THE WHITE HOUSE would be wise not to spend a great deal more time pondering whether to reappoint Paul Volcker at the Federal Reserve Board. President Reagan's careful silence on the subject, and the reports of divisions among his staff, inevitably create the impression that Mr. Volcker is a lame duck. Interest rates have been inching uneasily upward for several weeks, reflecting the deepening uncertainty in the financial markets. If Mr. Reagan really intends to replace Mr. Volcker, then--like the murder of Duncan, king of Scotland--it were well it were done quickly.

But it were better if it weren't done at all. As chairman of the Federal Reserve, Mr. Volcker has served with great skill and courage through four very difficult years.
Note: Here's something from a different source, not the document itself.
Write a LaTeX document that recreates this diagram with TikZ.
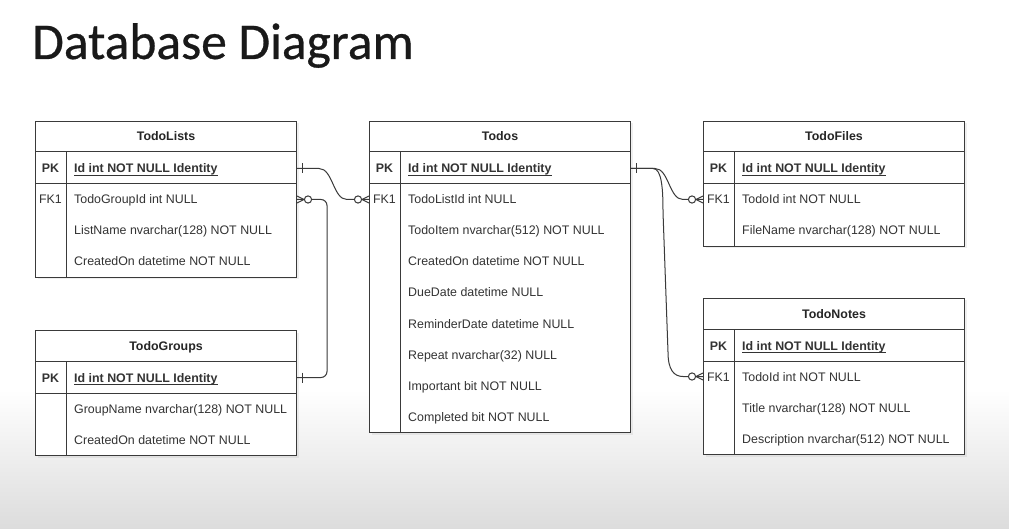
\documentclass[tikz,border=0pt]{standalone}
\usepackage{fontspec}
\usetikzlibrary{calc,shadows}
\newfontfamily\titlefont[FakeBold=0.6]{Carlito}
\newfontfamily\tablefont{Liberation Sans}
\definecolor{linec}{HTML}{3A3A3A}
\definecolor{txtc}{HTML}{333333}
\definecolor{bgc}{HTML}{DCDCDC}
\tikzstyle{tbox} = [rectangle,draw=linec,fill=white,line width=1pt,anchor=north west,inner sep=0pt,minimum width=261pt,drop shadow={opacity=0.12,shadow xshift=2pt,shadow yshift=-2pt}]
\tikzstyle{tline} = [draw=linec,line width=1pt]
\tikzstyle{uline} = [draw=txtc,line width=0.8pt]
\tikzstyle{thead} = [font={\tablefont\fontsize{12.4}{15}\selectfont\bfseries},text=black!85,anchor=base,inner sep=0pt]
\tikzstyle{tkey} = [font={\tablefont\fontsize{12.4}{15}\selectfont},text=txtc,anchor=base,inner sep=0pt]
\tikzstyle{tpkkey} = [tkey,font={\tablefont\fontsize{12.4}{15}\selectfont\bfseries}]
\tikzstyle{tfield} = [font={\tablefont\fontsize{12.4}{15}\selectfont},text=txtc,anchor=base west,inner sep=0pt]
\tikzstyle{tpk} = [tfield,font={\tablefont\fontsize{12.4}{15}\selectfont\bfseries}]
\tikzstyle{rel} = [draw=linec,line width=1pt]
\tikzset{
  pkone/.pic={\draw[rel] (5,-5) -- (5,5);},
  fkmany/.pic={\draw[rel] (-7,0) -- (0,-3.5) (-7,0) -- (0,3.5);
               \draw[rel,fill=white] (-11,0) circle (3.6);}
}

\begin{document}
\begin{tikzpicture}[x=1pt,y=-1pt]
  \useasboundingbox (0,0) rectangle (1009,529);
  \fill[white] (0,0) rectangle (1009,529);
  \shade[top color=white,bottom color=bgc] (0,390) rectangle (1009,529);

  \node[anchor=base west,font={\titlefont\fontsize{51.5}{60}\selectfont},text=black!90,inner sep=0pt] (title) at (32,59) {Database Diagram};

  % tables: frame, header, key row
  \foreach \tb/\x/\y/\n/\ttl in {tl/35/121/3/TodoLists, tg/35/330/2/TodoGroups, td/369/121/8/Todos, tf/703/121/2/TodoFiles, tn/703/298/3/TodoNotes}{
    \node[tbox,minimum height={63+31*\n}] (\tb) at (\x,\y) {};
    \draw[tline] ($(\tb.north west)+(0,31)$) -- ($(\tb.north east)+(0,31)$)
                 ($(\tb.north west)+(0,63)$) -- ($(\tb.north east)+(0,63)$)
                 ($(\tb.north west)+(31,31)$) -- ($(\tb.south west)+(31,0)$);
    \node[thead] (\tb-h) at ($(\tb.north)+(0,20)$) {\ttl};
    \node[tpkkey] (\tb-pkl) at ($(\tb.north west)+(15.5,52)$) {PK};
    \node[tpk] (\tb-pk) at ($(\tb.north west)+(39,52)$) {Id int NOT NULL Identity};
    \draw[uline] ($(\tb-pk.base west)+(0,2.5)$) -- ($(\tb-pk.base east)+(0,2.5)$);
    \coordinate (\tb-pkE) at ($(\tb.north east)+(0,47.5)$);
    \coordinate (\tb-fkW) at ($(\tb.north west)+(0,78.5)$);
    \coordinate (\tb-fkE) at ($(\tb.north east)+(0,78.5)$);
  }
  \foreach \tb in {tl,td,tf,tn}
    \node[tkey] (\tb-fkl) at ($(\tb.north west)+(15.5,83)$) {FK1};

  % fields
  \foreach \f [count=\i] in {TodoGroupId int NULL, ListName nvarchar(128) NOT NULL, CreatedOn datetime NOT NULL}
    \node[tfield] (tl-f\i) at ($(tl.north west)+(39,{52+31*\i})$) {\f};
  \foreach \f [count=\i] in {GroupName nvarchar(128) NOT NULL, CreatedOn datetime NOT NULL}
    \node[tfield] (tg-f\i) at ($(tg.north west)+(39,{52+31*\i})$) {\f};
  \foreach \f [count=\i] in {TodoListId int NULL, TodoItem nvarchar(512) NOT NULL, CreatedOn datetime NOT NULL, DueDate datetime NULL, ReminderDate datetime NULL, Repeat nvarchar(32) NULL, Important bit NOT NULL, Completed bit NOT NULL}
    \node[tfield] (td-f\i) at ($(td.north west)+(39,{52+31*\i})$) {\f};
  \foreach \f [count=\i] in {TodoId int NOT NULL, FileName nvarchar(128) NOT NULL}
    \node[tfield] (tf-f\i) at ($(tf.north west)+(39,{52+31*\i})$) {\f};
  \foreach \f [count=\i] in {TodoId int NOT NULL, Title nvarchar(128) NOT NULL, Description nvarchar(512) NOT NULL}
    \node[tfield] (tn-f\i) at ($(tn.north west)+(39,{52+31*\i})$) {\f};

  % relations
  \draw[rel] (tl-pkE) -- ++(22,0) .. controls +(14,0) and +(-14,0) .. ($(td-fkW)+(-22,0)$) -- (td-fkW);
  \draw[rel,rounded corners=6pt] (tg-pkE) -| ($(tl-fkE)+(30,0)$) -- (tl-fkE);
  \draw[rel] (td-pkE) -- ++(24,0) .. controls +(14,0) and +(-14,0) .. ($(tf-fkW)+(-20,0)$) -- (tf-fkW);
  \draw[rel] (td-pkE) -- ++(22,0) .. controls +(9,0) and +(0,-22) .. (663,212) -- (668,352) .. controls +(0,18) and +(-9,0) .. ($(tn-fkW)+(-20,0)$) -- (tn-fkW);
  \pic at (tl-pkE) {pkone};
  \pic at (tg-pkE) {pkone};
  \pic at (td-pkE) {pkone};
  \pic at (td-fkW) {fkmany};
  \pic at (tf-fkW) {fkmany};
  \pic at (tn-fkW) {fkmany};
  \pic[xscale=-1] at (tl-fkE) {fkmany};
\end{tikzpicture}
\end{document}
On the hard questions he has been consistently right. If the quality of the performance were the only criterion, he would deserve reappointment.

But Mr. Reagan is said to have wanted someone out of his own camp, a new face, perhaps--a slightly less creditable thought--a figure not quite so closely associated with the painful experiences of the past several years. It would be difficult to argue that, out of 235 million Americans, there is no one else who could possibly do the job. The debate within the White House has reportedly come down to a choice between Mr. Volcker and the economist Alan Greenspan. That's a good sign, for Mr. Greenspan is the best qualified, by a wide margin, of all the possible candidates whose names have been floated over the past months. By every indication he would follow a policy very similar to Mr. Volcker's.

But the president needs to give special care to the question of technical expertise. The most imminent threat to economic stability, not only in this country but around the world, is the gigantic accumulation of international debt. The debtor countries can't pay their creditors unless there is a sustained recovery of world trade. But any major default would result in, at the least, a prolongation of the recession. To work out of this peril will require time, steady nerves and much careful work by finance ministries and central banks throughout the world. The leadership will have to come from the United States, and in the United States government competence in international finance is now mainly centered in the Federal Reserve Board. There is no one who matches Mr. Volcker in both political standing and grasp of the intricate networks that make up the world's financial system.